Deducing composition and incident electron spectra from ground‐based auroral optical measurements: Theory and model results

Abstract

We examine the problem of monitoring composition and the behavior of precipitating electron spectra in auroras using N2+ 4278 Å (blue), O I 6300 Å (red), O I 7774 Å (narrow; e+O), and O I 7774 Å (broad; e+O2) as observed from the ground. Calculated column emission rates for these features as well as those of narrow O I 8446 Å and broad O I 8446 Å are presented as functions of the hardness of the incident electron spectrum and the concentrations of O and O2. Selected ratios of these rates such as narrow/broad (for 7774 Å) and red/blue are also presented.
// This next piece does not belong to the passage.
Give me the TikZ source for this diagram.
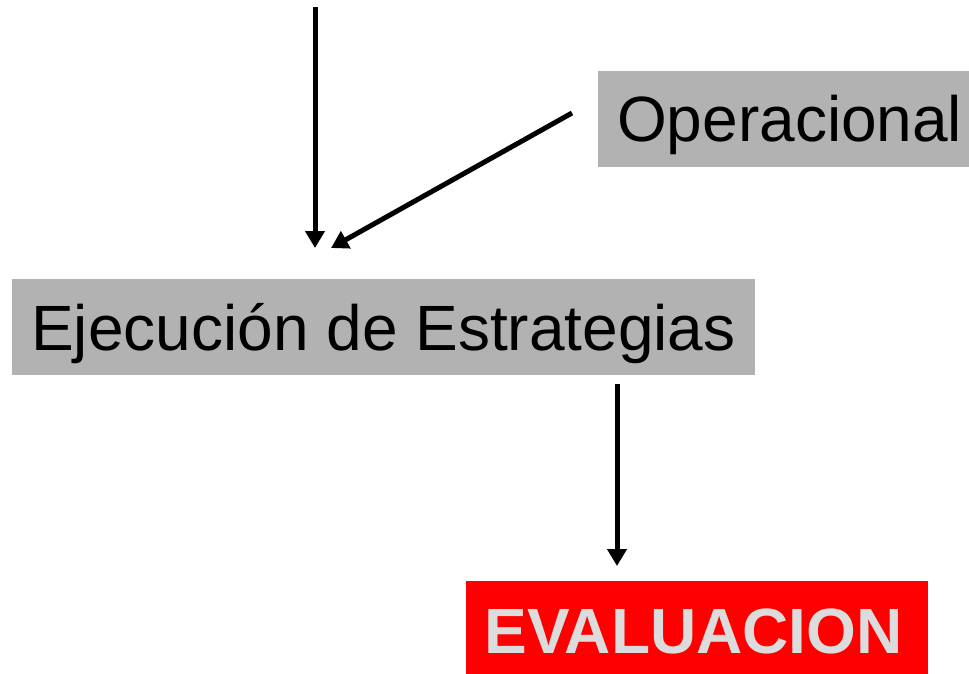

Incident spectra are characterized by Maxwellian energy distributions with characteristic energies ranging from 0.1 to 8 keV. Composition is modeled using a Jacchia (1977) model where scaling factors are applied to the O and O2 number densities. Scaling factors for O range from 0.1 to 1, and factors of 1 and 1.5 are considered for O2. As a group, the above rates and ratios show considerable variation over the just described parameter ranges, making them attractive for monitoring incident electron energy flux, its mean energy, and the concentrations of O and O2 relative to N2. The red line is a key feature of the above group which is sensitive to the low‐energy portion (subkilovolt) of the incident electron spectrum. Since this can vary considerably from one aurora to another having the same approximate mean energy, it becomes an added parameter to be considered within any algorithm using the red line. Paper 2 (Meier et al., this issue) discusses this problem as part of a detailed investigation of the red line. In the current paper, one particular representation of a low‐energy component is considered for making the red line calculations. A final subject of this paper is the use of temperatures deduced from measurements of rotational line distributions and atomic line Doppler widths to infer mean energies of precipitating electrons. Calculated effective temperatures versus hardness of the incident electron spectrum are presented and discussed in the context of more precise techniques for relating measurements of rotational line distributions and Doppler widths to electron spectral hardness.